There have been public protests and 70 police officers and 40 bailiffs had to be brought in in March to remove campaigners from the building rooftop, in an operation that cost £60,000.
In contrast there has been little or no objection to Sainsbury's plans to open a store less than half a mile away, in Gloucester Road.
Tesco is also trying to open a store in the former Friendship Inn, on Axbridge Road, Knowle, and once again has met opposition from traders and residents.
Company spokeswoman Melanie Chiswell said Tesco was becoming increasingly annoyed and frustrated with the time it takes to deal with planning applications in Bristol.
In both cases full planning permission is not needed but applications to make alterations to the buildings have been held up as a result of objections and officers' recommendations.
Both applications were lodged in the spring but are not expected to be resolved until the end of the month.
The biggest blow for the company came last October when it pulled the plug on plans for a giant supermarket at Bristol City's ground in Ashton Gate. The plan triggered a massive wave of opposition.
After Tesco pulled out Sainsbury's stepped into the breach – but councillors also refused to approve the Sainsbury's scheme, even though planning officers had recommended it be given permission.

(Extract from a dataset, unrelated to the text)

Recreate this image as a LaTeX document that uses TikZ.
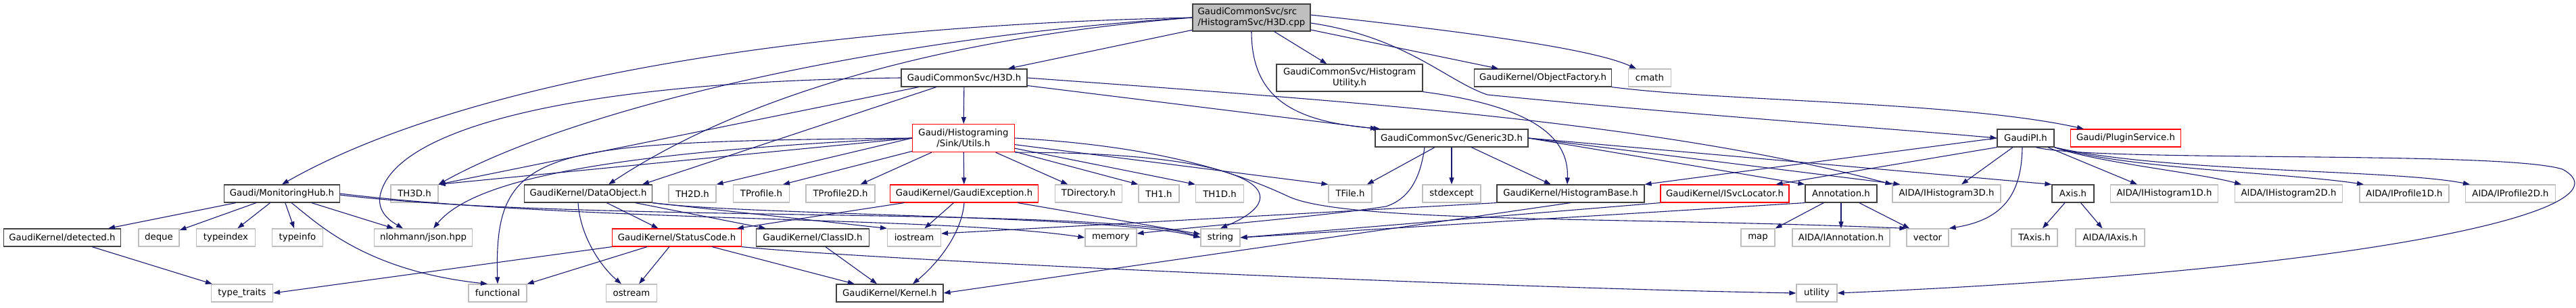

Miss Chiswell said: "It is very frustrating that we cannot get our stores open in the locations that our customers would like us to be operating.
"We have two planning applications for stores in Bristol and both have been subjected to longer delays than we would have expected for what amounts to minor changes to buildings.
"We are disappointed to note that Sainsbury's, which is less than a mile away, was given planning permission under delegated powers while we are subjected to these delays."
Asked whether the opposition would make Tesco consider dropping its expansion plans, Ms Chiswell said: "We are still looking to open new stores in Bristol, even though the process has not been easy for us. This will not prevent us from wanting to press ahead with our plans."
Barbara Janke, the Liberal Democrat leader of the city council, publicly backed the campaign against the Stokes Croft store in the run-up to the General Election.
In April she wrote to Tesco chief executive Sir Terry Leahy, arguing that the proposed store would be out of keeping with the rest of Stokes Croft.
She has held meetings with protesters and Tesco but yesterday did not want to be drawn on the criticism from the company.
Mrs Janke said: "I cannot comment on planning applications. I have met protestors and I have met with representatives from Tesco, but I would not like to take one side or another. I do not have any part to play in the planning process and it would be wrong for me to comment."
City council service director of planning Zoe Willcox added: "As a planning authority we work with all applicants to ensure their applications are dealt with as expediently as possible.
"The reality is that across the country planning applications by retail companies do attract significant public interest, generating views both for and against. Bristol is no different to many other areas of the country in this regard.
"Obviously the planning process needs to reflect this local interest – we have a legal right to consult then present the applications for members to make their democratic decision on planning grounds."
Chris Chalkley, chairman of the People's Republic of Stokes Croft organisation, has been leading the campaign against the planned store in Cheltenham Road. He said: "We have carried out surveys in the area and 90 per cent of people do not want them to come here."